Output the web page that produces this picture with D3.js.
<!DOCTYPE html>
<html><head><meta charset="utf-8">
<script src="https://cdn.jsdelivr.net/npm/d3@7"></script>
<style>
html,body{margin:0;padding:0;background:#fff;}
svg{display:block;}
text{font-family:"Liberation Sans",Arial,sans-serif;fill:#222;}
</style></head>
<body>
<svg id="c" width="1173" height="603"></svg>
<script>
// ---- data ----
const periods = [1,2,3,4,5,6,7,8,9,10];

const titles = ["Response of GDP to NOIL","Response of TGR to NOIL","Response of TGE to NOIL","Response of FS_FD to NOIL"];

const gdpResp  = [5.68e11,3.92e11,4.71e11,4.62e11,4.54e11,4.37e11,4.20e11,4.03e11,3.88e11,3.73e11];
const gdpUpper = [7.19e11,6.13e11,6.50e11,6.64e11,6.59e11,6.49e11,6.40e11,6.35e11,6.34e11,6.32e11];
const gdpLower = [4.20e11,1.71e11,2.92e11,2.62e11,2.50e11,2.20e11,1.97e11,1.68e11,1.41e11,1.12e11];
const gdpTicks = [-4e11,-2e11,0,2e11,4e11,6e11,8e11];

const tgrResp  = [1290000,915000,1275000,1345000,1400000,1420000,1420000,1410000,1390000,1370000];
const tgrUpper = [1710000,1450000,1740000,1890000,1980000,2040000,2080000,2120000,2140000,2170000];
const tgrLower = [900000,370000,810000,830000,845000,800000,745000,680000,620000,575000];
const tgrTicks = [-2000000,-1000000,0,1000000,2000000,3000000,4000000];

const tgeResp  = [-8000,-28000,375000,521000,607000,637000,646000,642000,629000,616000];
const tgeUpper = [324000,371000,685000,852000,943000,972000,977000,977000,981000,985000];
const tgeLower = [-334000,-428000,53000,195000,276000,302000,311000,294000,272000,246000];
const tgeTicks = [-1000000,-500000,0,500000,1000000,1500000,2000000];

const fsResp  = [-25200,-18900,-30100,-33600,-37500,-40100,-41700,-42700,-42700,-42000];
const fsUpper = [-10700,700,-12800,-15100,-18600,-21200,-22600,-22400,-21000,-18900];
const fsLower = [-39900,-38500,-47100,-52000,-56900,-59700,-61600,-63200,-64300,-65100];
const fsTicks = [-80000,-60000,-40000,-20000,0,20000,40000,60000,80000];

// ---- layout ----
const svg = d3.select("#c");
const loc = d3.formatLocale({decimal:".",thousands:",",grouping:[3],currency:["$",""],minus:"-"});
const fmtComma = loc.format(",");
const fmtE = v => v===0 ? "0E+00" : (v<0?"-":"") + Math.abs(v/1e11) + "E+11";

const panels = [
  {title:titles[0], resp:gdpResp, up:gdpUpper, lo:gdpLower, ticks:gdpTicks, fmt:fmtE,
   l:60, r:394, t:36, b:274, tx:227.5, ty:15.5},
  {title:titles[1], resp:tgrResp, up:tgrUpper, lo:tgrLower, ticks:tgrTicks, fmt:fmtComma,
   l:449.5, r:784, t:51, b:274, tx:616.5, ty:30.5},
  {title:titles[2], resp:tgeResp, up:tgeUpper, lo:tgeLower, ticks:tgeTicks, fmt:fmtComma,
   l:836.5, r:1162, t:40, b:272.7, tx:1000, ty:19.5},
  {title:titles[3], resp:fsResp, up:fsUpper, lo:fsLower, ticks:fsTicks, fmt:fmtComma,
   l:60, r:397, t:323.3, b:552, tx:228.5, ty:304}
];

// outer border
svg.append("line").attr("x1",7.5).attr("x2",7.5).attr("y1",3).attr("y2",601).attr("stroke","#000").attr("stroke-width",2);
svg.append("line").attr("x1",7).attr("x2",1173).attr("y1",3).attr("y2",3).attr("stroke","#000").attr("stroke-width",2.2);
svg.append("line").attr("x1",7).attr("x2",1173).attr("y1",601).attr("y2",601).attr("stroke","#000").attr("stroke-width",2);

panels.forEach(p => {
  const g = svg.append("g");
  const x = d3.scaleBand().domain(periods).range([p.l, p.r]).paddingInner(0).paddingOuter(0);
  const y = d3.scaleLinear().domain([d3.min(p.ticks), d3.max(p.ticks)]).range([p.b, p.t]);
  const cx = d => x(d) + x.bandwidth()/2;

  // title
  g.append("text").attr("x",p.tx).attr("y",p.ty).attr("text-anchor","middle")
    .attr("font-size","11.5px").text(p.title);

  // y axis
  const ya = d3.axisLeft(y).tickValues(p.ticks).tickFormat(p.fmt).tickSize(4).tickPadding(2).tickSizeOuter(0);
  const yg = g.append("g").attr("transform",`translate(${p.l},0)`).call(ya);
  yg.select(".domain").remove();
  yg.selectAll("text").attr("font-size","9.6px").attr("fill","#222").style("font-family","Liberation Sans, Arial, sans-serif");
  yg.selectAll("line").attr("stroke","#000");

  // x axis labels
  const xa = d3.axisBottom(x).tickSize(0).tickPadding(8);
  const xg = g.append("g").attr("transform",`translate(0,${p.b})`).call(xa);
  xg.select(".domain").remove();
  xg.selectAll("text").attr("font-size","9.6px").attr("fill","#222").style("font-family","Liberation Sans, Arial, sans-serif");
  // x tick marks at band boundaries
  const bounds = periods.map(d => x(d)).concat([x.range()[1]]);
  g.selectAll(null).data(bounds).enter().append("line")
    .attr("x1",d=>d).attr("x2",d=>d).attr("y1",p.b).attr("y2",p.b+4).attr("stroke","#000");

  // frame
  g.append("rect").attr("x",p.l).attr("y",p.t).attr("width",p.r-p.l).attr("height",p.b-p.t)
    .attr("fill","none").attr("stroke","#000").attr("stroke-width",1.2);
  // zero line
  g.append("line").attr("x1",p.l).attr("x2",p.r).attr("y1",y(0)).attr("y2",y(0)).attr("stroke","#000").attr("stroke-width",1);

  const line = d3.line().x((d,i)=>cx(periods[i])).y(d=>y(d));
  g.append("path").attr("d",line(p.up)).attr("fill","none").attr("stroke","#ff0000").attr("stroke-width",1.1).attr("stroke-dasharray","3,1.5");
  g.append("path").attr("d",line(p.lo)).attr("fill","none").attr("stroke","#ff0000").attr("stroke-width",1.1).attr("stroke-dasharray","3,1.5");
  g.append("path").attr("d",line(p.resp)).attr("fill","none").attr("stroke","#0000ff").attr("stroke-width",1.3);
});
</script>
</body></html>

==

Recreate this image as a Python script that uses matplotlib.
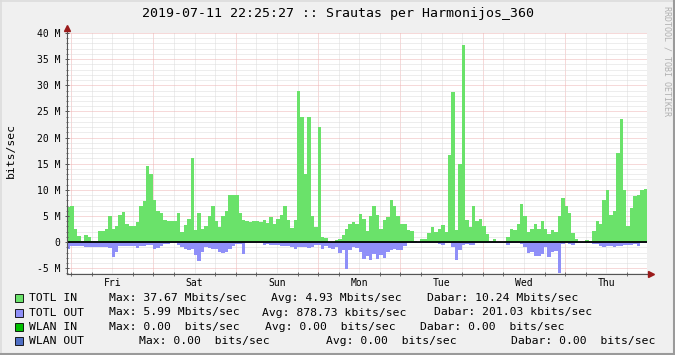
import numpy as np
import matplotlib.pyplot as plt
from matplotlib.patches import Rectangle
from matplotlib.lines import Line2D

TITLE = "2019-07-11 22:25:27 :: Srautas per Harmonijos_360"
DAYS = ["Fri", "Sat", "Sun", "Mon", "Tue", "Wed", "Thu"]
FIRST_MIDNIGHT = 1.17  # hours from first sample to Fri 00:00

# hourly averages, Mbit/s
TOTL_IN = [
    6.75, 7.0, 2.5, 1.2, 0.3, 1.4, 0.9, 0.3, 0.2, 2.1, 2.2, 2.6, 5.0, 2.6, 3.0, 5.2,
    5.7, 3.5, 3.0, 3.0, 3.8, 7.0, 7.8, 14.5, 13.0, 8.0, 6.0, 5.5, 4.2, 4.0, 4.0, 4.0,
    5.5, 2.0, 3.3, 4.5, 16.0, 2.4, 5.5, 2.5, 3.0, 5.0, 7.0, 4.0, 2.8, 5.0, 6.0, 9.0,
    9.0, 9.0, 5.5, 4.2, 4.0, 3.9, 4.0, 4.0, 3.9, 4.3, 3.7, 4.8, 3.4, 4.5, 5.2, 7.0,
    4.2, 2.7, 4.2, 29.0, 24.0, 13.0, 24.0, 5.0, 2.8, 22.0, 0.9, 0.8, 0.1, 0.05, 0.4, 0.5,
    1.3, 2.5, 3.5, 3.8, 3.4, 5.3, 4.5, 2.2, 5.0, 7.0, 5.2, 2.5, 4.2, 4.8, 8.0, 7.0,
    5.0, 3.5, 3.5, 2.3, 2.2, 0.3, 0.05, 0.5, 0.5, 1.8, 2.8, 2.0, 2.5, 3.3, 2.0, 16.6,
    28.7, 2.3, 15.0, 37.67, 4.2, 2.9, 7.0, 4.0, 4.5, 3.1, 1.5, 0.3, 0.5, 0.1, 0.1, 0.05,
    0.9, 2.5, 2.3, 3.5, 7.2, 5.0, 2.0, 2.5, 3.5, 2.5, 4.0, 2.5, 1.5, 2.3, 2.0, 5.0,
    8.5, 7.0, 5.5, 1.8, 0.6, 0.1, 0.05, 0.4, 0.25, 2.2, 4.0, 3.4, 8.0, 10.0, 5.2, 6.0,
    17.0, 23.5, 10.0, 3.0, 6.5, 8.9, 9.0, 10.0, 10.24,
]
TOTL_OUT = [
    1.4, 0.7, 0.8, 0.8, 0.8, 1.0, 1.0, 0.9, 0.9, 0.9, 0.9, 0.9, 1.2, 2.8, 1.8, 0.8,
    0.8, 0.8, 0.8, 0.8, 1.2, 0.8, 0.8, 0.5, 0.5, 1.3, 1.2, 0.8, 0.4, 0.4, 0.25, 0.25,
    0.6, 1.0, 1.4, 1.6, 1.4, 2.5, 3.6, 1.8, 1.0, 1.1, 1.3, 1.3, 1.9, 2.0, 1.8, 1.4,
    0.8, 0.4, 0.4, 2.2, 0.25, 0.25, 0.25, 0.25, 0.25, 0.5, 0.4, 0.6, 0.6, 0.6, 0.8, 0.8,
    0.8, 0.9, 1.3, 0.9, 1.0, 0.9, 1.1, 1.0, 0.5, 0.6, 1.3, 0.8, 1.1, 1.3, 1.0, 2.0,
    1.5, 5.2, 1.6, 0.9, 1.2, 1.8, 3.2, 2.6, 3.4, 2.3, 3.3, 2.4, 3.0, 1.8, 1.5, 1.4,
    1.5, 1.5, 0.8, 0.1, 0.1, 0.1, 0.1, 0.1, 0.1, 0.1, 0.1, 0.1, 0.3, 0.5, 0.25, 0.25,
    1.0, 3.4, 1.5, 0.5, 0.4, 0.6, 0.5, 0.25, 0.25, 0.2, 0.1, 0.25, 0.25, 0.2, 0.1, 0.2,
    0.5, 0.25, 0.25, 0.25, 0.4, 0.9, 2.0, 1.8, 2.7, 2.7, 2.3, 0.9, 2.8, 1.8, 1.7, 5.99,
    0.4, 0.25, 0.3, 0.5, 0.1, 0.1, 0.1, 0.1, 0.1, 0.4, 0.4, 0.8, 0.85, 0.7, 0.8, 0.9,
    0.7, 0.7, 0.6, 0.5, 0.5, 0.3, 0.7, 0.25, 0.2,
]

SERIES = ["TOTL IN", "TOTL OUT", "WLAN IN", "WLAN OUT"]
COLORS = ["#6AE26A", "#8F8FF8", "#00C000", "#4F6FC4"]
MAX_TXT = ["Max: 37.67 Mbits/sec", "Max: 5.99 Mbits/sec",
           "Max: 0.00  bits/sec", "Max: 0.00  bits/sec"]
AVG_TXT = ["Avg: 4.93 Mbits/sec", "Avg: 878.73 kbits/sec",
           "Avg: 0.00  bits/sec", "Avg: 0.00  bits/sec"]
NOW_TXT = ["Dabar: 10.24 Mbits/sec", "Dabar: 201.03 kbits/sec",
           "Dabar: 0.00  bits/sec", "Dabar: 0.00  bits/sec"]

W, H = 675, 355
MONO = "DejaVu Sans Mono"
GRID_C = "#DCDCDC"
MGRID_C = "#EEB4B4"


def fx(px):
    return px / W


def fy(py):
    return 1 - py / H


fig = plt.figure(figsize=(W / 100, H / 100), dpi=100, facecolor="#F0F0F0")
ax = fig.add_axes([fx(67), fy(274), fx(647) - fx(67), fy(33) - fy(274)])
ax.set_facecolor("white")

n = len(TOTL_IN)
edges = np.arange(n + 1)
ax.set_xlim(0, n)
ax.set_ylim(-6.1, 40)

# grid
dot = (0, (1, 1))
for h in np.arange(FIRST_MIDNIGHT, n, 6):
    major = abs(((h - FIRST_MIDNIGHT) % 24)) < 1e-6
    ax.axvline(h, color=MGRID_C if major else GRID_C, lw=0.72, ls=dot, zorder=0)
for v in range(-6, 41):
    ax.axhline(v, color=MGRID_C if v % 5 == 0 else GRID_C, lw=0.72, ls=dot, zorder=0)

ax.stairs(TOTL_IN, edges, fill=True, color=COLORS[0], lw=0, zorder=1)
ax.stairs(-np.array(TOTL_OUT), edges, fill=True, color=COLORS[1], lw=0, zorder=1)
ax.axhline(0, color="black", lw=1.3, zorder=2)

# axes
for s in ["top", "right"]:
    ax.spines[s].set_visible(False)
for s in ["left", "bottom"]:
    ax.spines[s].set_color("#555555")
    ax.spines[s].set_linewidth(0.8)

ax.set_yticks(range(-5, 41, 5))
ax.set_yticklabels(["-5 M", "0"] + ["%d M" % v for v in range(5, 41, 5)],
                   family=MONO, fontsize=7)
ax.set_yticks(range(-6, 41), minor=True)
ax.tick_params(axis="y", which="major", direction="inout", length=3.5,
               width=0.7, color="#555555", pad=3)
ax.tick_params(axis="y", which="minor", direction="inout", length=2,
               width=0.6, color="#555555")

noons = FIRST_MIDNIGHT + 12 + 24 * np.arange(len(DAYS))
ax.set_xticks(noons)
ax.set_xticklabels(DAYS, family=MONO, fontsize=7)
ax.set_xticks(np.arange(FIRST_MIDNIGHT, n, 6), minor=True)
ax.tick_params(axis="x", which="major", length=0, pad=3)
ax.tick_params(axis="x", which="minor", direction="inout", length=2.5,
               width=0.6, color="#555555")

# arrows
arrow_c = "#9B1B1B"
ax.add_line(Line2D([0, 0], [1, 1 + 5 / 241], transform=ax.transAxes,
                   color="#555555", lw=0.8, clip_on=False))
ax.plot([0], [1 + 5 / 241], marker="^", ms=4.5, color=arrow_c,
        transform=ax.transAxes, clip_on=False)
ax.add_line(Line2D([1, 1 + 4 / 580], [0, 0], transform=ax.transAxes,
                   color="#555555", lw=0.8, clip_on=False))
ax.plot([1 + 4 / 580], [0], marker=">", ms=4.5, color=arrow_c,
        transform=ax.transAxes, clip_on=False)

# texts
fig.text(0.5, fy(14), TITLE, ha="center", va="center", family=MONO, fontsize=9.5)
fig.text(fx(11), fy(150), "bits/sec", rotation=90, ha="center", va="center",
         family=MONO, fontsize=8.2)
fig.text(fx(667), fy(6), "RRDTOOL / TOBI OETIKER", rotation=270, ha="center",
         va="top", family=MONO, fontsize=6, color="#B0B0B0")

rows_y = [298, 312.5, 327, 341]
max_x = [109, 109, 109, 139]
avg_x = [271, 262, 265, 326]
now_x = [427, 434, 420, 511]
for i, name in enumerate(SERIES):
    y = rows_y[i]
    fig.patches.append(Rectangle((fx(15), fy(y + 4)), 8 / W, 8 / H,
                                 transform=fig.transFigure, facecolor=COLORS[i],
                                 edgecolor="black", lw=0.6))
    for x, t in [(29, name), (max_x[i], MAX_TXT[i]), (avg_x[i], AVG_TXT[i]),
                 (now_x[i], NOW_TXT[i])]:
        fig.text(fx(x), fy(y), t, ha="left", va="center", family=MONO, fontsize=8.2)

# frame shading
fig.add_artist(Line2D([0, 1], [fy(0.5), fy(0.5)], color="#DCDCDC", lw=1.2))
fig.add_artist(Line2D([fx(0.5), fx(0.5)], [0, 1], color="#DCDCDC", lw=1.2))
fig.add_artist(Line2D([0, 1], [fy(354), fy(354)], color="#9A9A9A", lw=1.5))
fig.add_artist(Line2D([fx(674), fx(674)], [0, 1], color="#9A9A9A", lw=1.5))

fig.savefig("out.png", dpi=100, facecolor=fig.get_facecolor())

---

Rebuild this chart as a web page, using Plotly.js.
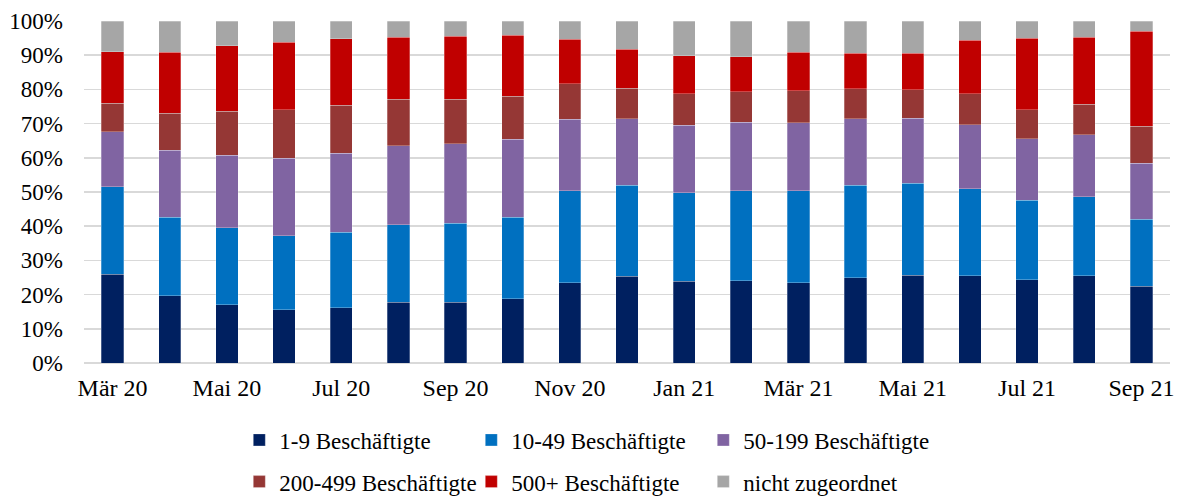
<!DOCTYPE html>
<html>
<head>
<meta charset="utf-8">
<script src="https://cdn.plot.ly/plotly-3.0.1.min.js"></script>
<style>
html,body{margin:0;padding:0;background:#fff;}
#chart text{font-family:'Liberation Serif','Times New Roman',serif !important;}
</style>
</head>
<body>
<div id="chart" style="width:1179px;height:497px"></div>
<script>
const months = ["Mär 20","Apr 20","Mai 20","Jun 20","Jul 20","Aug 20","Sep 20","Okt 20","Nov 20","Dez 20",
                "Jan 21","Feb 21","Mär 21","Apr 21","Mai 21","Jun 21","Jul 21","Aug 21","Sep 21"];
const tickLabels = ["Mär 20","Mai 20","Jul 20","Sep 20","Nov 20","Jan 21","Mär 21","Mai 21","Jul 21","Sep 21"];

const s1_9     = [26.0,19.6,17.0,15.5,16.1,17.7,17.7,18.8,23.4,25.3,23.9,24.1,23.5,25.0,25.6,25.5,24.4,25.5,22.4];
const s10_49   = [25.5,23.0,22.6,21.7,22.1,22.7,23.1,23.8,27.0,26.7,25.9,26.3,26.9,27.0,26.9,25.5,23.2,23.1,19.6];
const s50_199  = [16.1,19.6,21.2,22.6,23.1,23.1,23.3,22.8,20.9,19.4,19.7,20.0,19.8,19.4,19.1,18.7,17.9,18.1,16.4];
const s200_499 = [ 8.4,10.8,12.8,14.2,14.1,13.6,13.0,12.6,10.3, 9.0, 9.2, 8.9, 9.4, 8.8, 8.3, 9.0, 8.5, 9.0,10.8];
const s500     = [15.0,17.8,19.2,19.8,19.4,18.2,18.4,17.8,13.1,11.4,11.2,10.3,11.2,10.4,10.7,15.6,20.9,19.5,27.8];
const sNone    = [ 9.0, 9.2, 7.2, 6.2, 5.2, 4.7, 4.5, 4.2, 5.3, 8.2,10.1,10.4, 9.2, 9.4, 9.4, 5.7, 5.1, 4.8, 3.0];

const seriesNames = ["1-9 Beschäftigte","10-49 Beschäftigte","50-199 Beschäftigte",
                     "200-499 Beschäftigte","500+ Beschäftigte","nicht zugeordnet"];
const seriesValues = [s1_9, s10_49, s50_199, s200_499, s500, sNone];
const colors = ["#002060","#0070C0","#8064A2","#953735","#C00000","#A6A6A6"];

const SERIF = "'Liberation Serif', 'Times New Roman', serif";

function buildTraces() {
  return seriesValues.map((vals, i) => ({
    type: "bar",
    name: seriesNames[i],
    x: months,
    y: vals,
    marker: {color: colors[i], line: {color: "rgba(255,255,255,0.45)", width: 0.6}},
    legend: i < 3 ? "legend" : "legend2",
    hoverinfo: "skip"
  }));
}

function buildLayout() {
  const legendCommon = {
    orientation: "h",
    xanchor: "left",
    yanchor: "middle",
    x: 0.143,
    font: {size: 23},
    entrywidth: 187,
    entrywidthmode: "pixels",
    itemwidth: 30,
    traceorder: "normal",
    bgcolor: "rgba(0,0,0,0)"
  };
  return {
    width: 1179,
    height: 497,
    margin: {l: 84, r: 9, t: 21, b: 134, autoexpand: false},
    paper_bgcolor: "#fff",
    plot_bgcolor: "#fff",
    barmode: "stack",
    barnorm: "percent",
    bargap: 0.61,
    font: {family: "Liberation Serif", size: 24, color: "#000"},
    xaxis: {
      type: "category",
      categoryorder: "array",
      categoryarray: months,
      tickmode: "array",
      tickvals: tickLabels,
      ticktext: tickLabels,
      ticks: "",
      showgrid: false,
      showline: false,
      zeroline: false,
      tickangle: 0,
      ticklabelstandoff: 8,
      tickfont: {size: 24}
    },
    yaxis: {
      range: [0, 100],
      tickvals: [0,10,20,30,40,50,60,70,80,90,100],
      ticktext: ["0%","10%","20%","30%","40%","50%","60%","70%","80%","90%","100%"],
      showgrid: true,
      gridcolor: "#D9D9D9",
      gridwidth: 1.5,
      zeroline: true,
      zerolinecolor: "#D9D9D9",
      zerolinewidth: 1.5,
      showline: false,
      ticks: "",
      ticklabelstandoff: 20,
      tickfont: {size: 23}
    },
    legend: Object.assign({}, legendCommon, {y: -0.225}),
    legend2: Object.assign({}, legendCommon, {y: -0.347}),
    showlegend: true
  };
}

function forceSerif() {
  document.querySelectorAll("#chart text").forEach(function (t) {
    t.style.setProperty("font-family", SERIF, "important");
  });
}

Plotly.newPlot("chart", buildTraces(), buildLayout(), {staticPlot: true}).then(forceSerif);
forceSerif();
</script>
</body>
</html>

■ Problem ■
Select and copy every line of the listing with the word "chart".

■ Solution to the exercise ■
Rebuild this chart as a web page, using Plotly.js.
#chart text{font-family:'Liberation Serif','Times New Roman',serif !important;}
<div id="chart" style="width:1179px;height:497px"></div>
  document.querySelectorAll("#chart text").forEach(function (t) {
Plotly.newPlot("chart", buildTraces(), buildLayout(), {staticPlot: true}).then(forceSerif);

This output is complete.